SHORT EXERCISE:
Take the lines from the head of the listing through the one bearing "0.8, 0.78125, 0.78125]" and copy them exactly, leaving every picture out.

---------------

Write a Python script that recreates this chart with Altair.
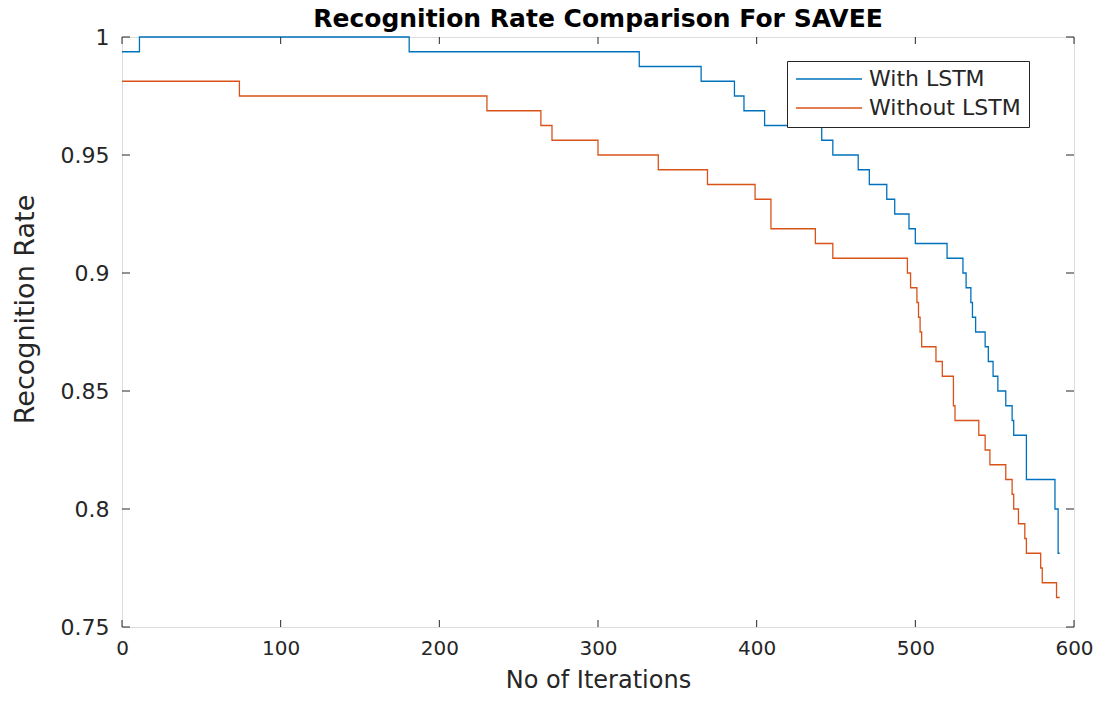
import altair as alt
import pandas as pd

# Step breakpoints (iteration where the new value starts)
with_x = [0, 11, 181, 326, 365, 386, 392, 405, 441, 448, 464, 471, 482, 487, 496, 500,
          520, 530, 532, 535, 536, 538, 544, 546, 549, 552, 557, 561, 562, 570, 588, 590, 591]
with_y = [0.99375, 1.0, 0.99375, 0.9875, 0.98125, 0.975, 0.96875, 0.9625, 0.95625, 0.95,
          0.94375, 0.9375, 0.93125, 0.925, 0.91875, 0.9125, 0.90625, 0.9, 0.89375, 0.8875,
          0.88125, 0.875, 0.86875, 0.8625, 0.85625, 0.85, 0.84375, 0.8375, 0.83125, 0.8125,
          0.8, 0.78125, 0.78125]

without_x = [0, 74, 230, 264, 271, 300, 338, 369, 399, 409, 437, 448, 495, 497, 501, 502,
             503, 504, 513, 517, 524, 525, 540, 544, 547, 557, 561, 562, 565, 569, 570, 579,
             580, 589, 591]
without_y = [0.98125, 0.975, 0.96875, 0.9625, 0.95625, 0.95, 0.94375, 0.9375, 0.93125,
             0.91875, 0.9125, 0.90625, 0.9, 0.89375, 0.8875, 0.88125, 0.875, 0.86875, 0.8625,
             0.85625, 0.84375, 0.8375, 0.83125, 0.825, 0.81875, 0.8125, 0.80625, 0.8, 0.79375,
             0.7875, 0.78125, 0.775, 0.76875, 0.7625, 0.7625]

series_names = ["With LSTM", "Without LSTM"]
series_colors = ["#0072BD", "#D95319"]

x_ticks = [0, 100, 200, 300, 400, 500, 600]
y_ticks = [0.75, 0.8, 0.85, 0.9, 0.95, 1.0]

W, H = 952, 590
FONT = "DejaVu Sans"
TXT = "#262626"

df = pd.concat([
    pd.DataFrame({"iter": with_x, "rate": with_y, "series": series_names[0]}),
    pd.DataFrame({"iter": without_x, "rate": without_y, "series": series_names[1]}),
])

xscale = alt.Scale(domain=[0, 600], nice=False, zero=False)
yscale = alt.Scale(domain=[0.75, 1.0], nice=False, zero=False)

lines = alt.Chart(df).mark_line(interpolate="step-after", strokeWidth=1.3).encode(
    x=alt.X("iter:Q", scale=xscale,
            axis=alt.Axis(values=x_ticks, format="d", tickSize=0, domain=False, grid=False,
                          labelFlush=False, labelPadding=11, labelFontSize=20, labelFont=FONT,
                          labelColor=TXT,
                          title="No of Iterations", titleFontSize=24, titleFont=FONT,
                          titleFontWeight="normal", titleColor=TXT,
                          titleX=W / 2, titleY=60, titleBaseline="alphabetic",
                          titleAlign="center")),
    y=alt.Y("rate:Q", scale=yscale,
            axis=alt.Axis(values=y_ticks, format="~g", tickSize=0, domain=False, grid=False,
                          labelFlush=False, labelPadding=13, labelFontSize=22, labelFont=FONT,
                          labelColor=TXT,
                          title="Recognition Rate", titleFontSize=27, titleFont=FONT,
                          titleFontWeight="normal", titleColor=TXT,
                          titleX=-89, titleY=272, titleAngle=270,
                          titleBaseline="alphabetic", titleAlign="center")),
    color=alt.Color("series:N", sort=series_names,
                    scale=alt.Scale(domain=series_names, range=series_colors),
                    legend=alt.Legend(title=None, orient="none", legendX=665, legendY=24,
                                      symbolType="stroke", symbolSize=4356, symbolStrokeWidth=1.3,
                                      clipHeight=20,
                                      labelFontSize=22, labelFont=FONT, labelColor=TXT,
                                      labelOffset=6, rowPadding=7, padding=8,
                                      strokeColor="#262626", fillColor="white")),
)

xt = pd.DataFrame({"t": x_ticks})
yt = pd.DataFrame({"t": y_ticks})

bottom_ticks = alt.Chart(xt).mark_rule(color=TXT).encode(
    x=alt.X("t:Q", scale=xscale), y=alt.value(H), y2=alt.value(H - 7))
top_ticks = alt.Chart(xt).mark_rule(color=TXT).encode(
    x=alt.X("t:Q", scale=xscale), y=alt.value(0), y2=alt.value(7))
left_ticks = alt.Chart(yt).mark_rule(color=TXT).encode(
    y=alt.Y("t:Q", scale=yscale), x=alt.value(0), x2=alt.value(8))
right_ticks = alt.Chart(yt).mark_rule(color=TXT).encode(
    y=alt.Y("t:Q", scale=yscale), x=alt.value(W), x2=alt.value(W - 8))

chart = alt.layer(lines, bottom_ticks, top_ticks, left_ticks, right_ticks).properties(
    width=W, height=H,
    autosize=alt.AutoSizeParams(type="none"),
    padding={"left": 114, "top": 29, "right": 19, "bottom": 66},
    title=alt.Title("Recognition Rate Comparison For SAVEE", fontSize=25, font=FONT,
                    fontWeight="bold", color="black", anchor="middle", offset=6, dy=12),
).configure_view(stroke=TXT, strokeWidth=1).configure(background="white")

chart.save("out.html", embed_options={"renderer": "svg", "actions": False})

---------------

COMPLETE ANSWER:
Write a Python script that recreates this chart with Altair.
import altair as alt
import pandas as pd

# Step breakpoints (iteration where the new value starts)
with_x = [0, 11, 181, 326, 365, 386, 392, 405, 441, 448, 464, 471, 482, 487, 496, 500,
          520, 530, 532, 535, 536, 538, 544, 546, 549, 552, 557, 561, 562, 570, 588, 590, 591]
with_y = [0.99375, 1.0, 0.99375, 0.9875, 0.98125, 0.975, 0.96875, 0.9625, 0.95625, 0.95,
          0.94375, 0.9375, 0.93125, 0.925, 0.91875, 0.9125, 0.90625, 0.9, 0.89375, 0.8875,
          0.88125, 0.875, 0.86875, 0.8625, 0.85625, 0.85, 0.84375, 0.8375, 0.83125, 0.8125,
          0.8, 0.78125, 0.78125]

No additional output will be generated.